Across the EU, consumers are left with serious concerns about the future of their personal deposits, savings, loans and pensions – a problem aggravated by the economic crisis. This same crisis has shown that financial supervision authorities were incapable of detecting the risks of evermore complex products accurately and adopting the necessary measures to avoid this crisis. Therefore, it is essential to restore consumer confidence, and protect all European consumers at national and cross-border level.
Since the crisis, the EU has focused on stabilising the financial sector. We believe that regulation to better protect consumers is long overdue. This is particularly the case in the area of financial advice where consumers are frequently misled and sold products they do not need, or that are unnecessarily risky.
EU consumers are too often presented with increasingly complex and poor value-for-money products that do not meet their requirements. Today retail finance ranks rock bottom in terms of trust among the services that consumers use on markets.
Investors should be able to get understandable, correct product information when they are looking to invest their money into a project.
Digitalisation has opened the door to new financial services, such as fintechs, which are challenging existing banking and payment models, investments and insurances. These changes offer consumers exciting new opportunities but it is important these new services are properly regulated so consumers are protected. Consumers expect banking and payment services to be secure, affordable, and accessible with a high level of data protection.
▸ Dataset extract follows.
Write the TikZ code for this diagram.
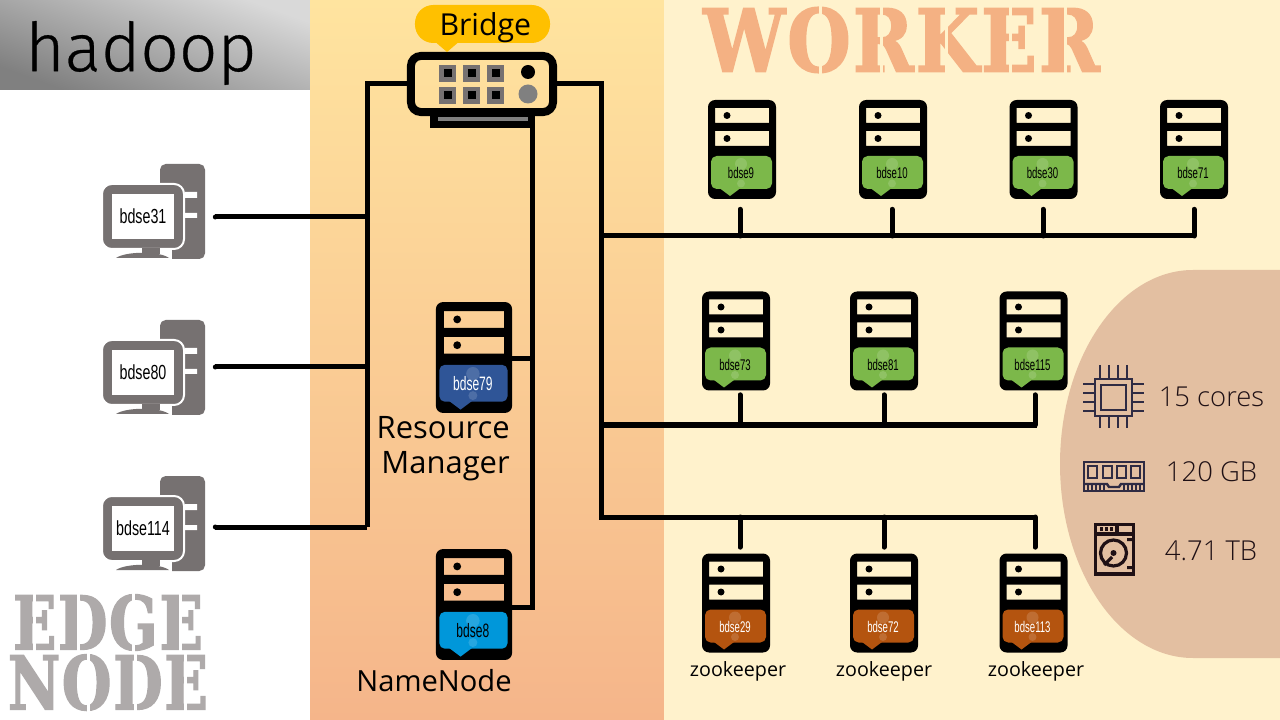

Another important development driven by digitalisation - financial firms increasingly use big data, for various purposes like marketing, price-setting and personalisation of financial offers. While this evolution comes with some potential benefits for consumers, such as better targeted offers, it also triggers huge questions on privacy, fairness, and exclusion.
Good legislation which protects consumers is insufficient to ensure strong consumer protection unless it is properly enforced everywhere in the EU. However, national supervision in financial services varies a lot from one Member State to another, leading too often to poor consumer protection. We want to see higher levels of consumer protection everywhere in the EU.